Introduction

What is The New Yorker? I know it’s a great magazine and that it’s a tremendous source of pleasure in my life. But what exactly is it? This blog’s premise is that The New Yorker is a work of art, as worthy of comment and analysis as, say, Keats’s “Ode on a Grecian Urn.” Each week I review one or more aspects of the magazine’s latest issue. I suppose it’s possible to describe and analyze an entire issue, but I prefer to keep my reviews brief, and so I usually focus on just one or two pieces, to explore in each the signature style of its author. A piece by Nick Paumgarten is not like a piece by Jill Lepore, and neither is like a piece by Ian Frazier. One could not mistake Collins for Seabrook, or Bilger for Galchen, or Mogelson for Kolbert. Each has found a style, and it is that style that I respond to as I read, and want to understand and describe.
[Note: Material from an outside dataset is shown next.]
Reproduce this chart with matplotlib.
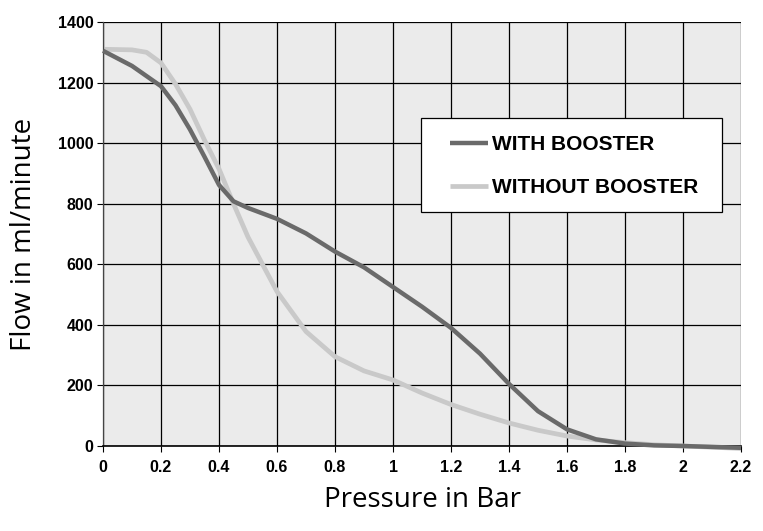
import matplotlib.pyplot as plt
from matplotlib.patches import Rectangle

# pressure (bar) vs flow (ml/minute)
pressure_with = [0, 0.1, 0.2, 0.25, 0.3, 0.35, 0.4, 0.45, 0.5, 0.6, 0.7, 0.8, 0.9,
                 1.0, 1.1, 1.2, 1.3, 1.4, 1.5, 1.6, 1.7, 1.8, 1.9, 2.0, 2.1, 2.2]
flow_with = [1305, 1255, 1188, 1125, 1045, 955, 862, 808, 786, 750, 702, 642, 590,
             525, 460, 390, 305, 205, 115, 55, 22, 8, 2, 0, -3, -6]

pressure_without = [0, 0.1, 0.15, 0.2, 0.25, 0.3, 0.35, 0.4, 0.45, 0.5, 0.55, 0.6, 0.7,
                    0.8, 0.9, 1.0, 1.1, 1.2, 1.3, 1.4, 1.5, 1.6, 1.7, 1.8, 1.9, 2.0,
                    2.1, 2.2]
flow_without = [1310, 1308, 1300, 1265, 1195, 1112, 1010, 915, 800, 690, 600, 510, 378,
                295, 248, 218, 175, 137, 105, 76, 52, 33, 20, 11, 4, 0, -4, -8]

x_ticks = [0, 0.2, 0.4, 0.6, 0.8, 1, 1.2, 1.4, 1.6, 1.8, 2, 2.2]
x_labels = ["0", "0.2", "0.4", "0.6", "0.8", "1", "1.2", "1.4", "1.6", "1.8", "2", "2.2"]
y_ticks = [0, 200, 400, 600, 800, 1000, 1200, 1400]

fig = plt.figure(figsize=(7.63, 5.31), dpi=100)
ax = fig.add_axes([103 / 763, 85 / 531, 638 / 763, 424 / 531])
ax.set_facecolor("#ebebeb")

ax.plot(pressure_with, flow_with, color="#6a6a6a", lw=3.2, label="WITH BOOSTER",
        clip_on=False, zorder=3, solid_capstyle="butt")
ax.plot(pressure_without, flow_without, color="#c9c9c9", lw=3.4, label="WITHOUT BOOSTER",
        clip_on=False, zorder=2, solid_capstyle="butt")

ax.set_xlim(0, 2.2)
ax.set_ylim(0, 1400)
ax.set_xticks(x_ticks)
ax.set_xticklabels(x_labels)
ax.set_yticks(y_ticks)
ax.grid(True, color="black", lw=0.9)
ax.set_axisbelow(True)

for s in ["top", "right"]:
    ax.spines[s].set_visible(False)
ax.spines["left"].set_color("#444444")
ax.spines["left"].set_linewidth(0.9)
ax.spines["bottom"].set_color("black")
ax.spines["bottom"].set_linewidth(1.2)
ax.tick_params(axis="y", length=4, width=0.8, pad=3)
ax.tick_params(axis="x", length=4, width=0.8, pad=6)
for lbl in ax.get_xticklabels() + ax.get_yticklabels():
    lbl.set_fontfamily("Liberation Sans")
    lbl.set_fontweight("bold")
    lbl.set_fontsize(11.5)

ax.set_xlabel("Pressure in Bar", fontfamily="Open Sans", fontsize=20, labelpad=8)
ax.set_ylabel("Flow in ml/minute", fontfamily="Open Sans", fontsize=20, labelpad=14)

# legend box drawn by hand so the padding can be uneven like the original
box = Rectangle((0.498, 0.552), 0.472, 0.222, transform=ax.transAxes,
                facecolor="white", edgecolor="black", lw=0.9, zorder=4)
ax.add_patch(box)
leg = ax.legend(loc="upper left", bbox_to_anchor=(0.544, 0.733),
                prop={"family": "Liberation Sans", "weight": "bold", "size": 15},
                frameon=False, handlelength=1.8, handletextpad=0.2,
                borderpad=0, labelspacing=1.15, borderaxespad=0)
leg.set_zorder(5)

fig.savefig("out.png", dpi=100)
Saturday, September 20, 2014

September 15, 2014 Issue


I’m a latecomer to Jerome Groopman’s writing. Earlier this summer, I read my first Groopman – “How Memory Works” (The New York Review of Books, May 22, 2014). I was surprised to find myself enjoying it – “surprised” because I’m not used to seeing science written about from the “I” perspective. Science is generally a third-person discourse. But Groopman writes gloriously in the “I.” His “The Transformation,” in this week’s issue, exemplifies his personal approach. It’s about an experimental new drug that causes leukemic cells to mature into healthier ones. In it, he visits the laboratory where the new drug, AG-221, was developed. He writes,

That afternoon, I examined microscope images of the bone marrow of a patient who had not been treated with the drug. As a hematologist, I often dread taking in this view. Up close, healthy marrow looks like an Impressionist painting—a variegated landscape of cell types and colors. Leukemic marrow is a monotonous canvas of cancer cells; the images I was looking at showed hardly any normal blood cells being made. Then I examined images from a patient who had received the Agios drug. Typically, when a patient with A.M.L. is treated with high doses of chemotherapy, the marrow is emptied of all living cells; what’s left is a moonscape of fat globules and fibrous tissue. The images at Agios showed robust marrow: the leukemic cells had been forced to mature and had reverted to functioning white blood cells, red blood cells, and platelets. They were transformed.

That “moonscape of fat globules and fibrous tissue” is very fine. Groopman’s words call up pictures. He makes medical science vivid.

Postscript: William Finnegan’s “Dignity,” in this week’s issue, is one of the most moving, brilliant, effective pieces on economic inequality that I’ve read in a long time. I say “effective” because it not only describes the workers’ predicament (miserable pay); it suggests a powerful remedy – labor activism. The piece reports on the growing campaign to unionize fast-food workers. Finnegan immerses himself in the life of Arisleyda Tapia, a worker at a New York City McDonald’s. He describes her workplace (“the deep fryer and the meat freezer, the clamshell grill and the egg station, the order screens and the endless hospital-like beeping of timers”); he accompanies her on a bus to a national conference of the fast-food workers’ movement in Chicago (“Shantel Walker, who works at a Papa John’s in Brooklyn, jumped up as the bus approached Chicago. She wore a gold-billed cap and a big crucifix. She had a microphone. ‘I work too hard,’ she chanted, ‘for a little income.’ The bus erupted, workers chanting the lyrics after her. ‘Your story is an inspiration / People are with you / New York is proud of you, HEY’ ’’); he talks to the conference-goers (“Jorel Ware worked at a McDonald’s in midtown. He was thirty-one. He still made minimum wage, after two years. ‘They say the franchisee is just a small man in the middle,’ he said. ‘If that’s true, then who am I? I’m just a dot on the wall. I just want to be able to get an unlimited MetroCard. I can’t afford nothing’ ”); he observes a sit-in outside a McDonald’s (Some of the marchers wore their McDonald’s uniforms. Tapia was in civilian clothes. It was midday, hot. She and the rest of the protesters were steered by police into a containment pen, built of interlocking metal barricades, on the east side of Eighth”); he describes the arrest of some of the demonstrators (“The police used disposable restraints—white plastic ‘flexicuffs.’ They led their captives toward two large white vans, herded them inside, and shut the doors”). Anyone frustrated (as I am) by the lack of political response to the recent surge in inequality will find “Dignity” inspiring. It shows workers bravely taking matters into their own hands, using collective action as a means of reform.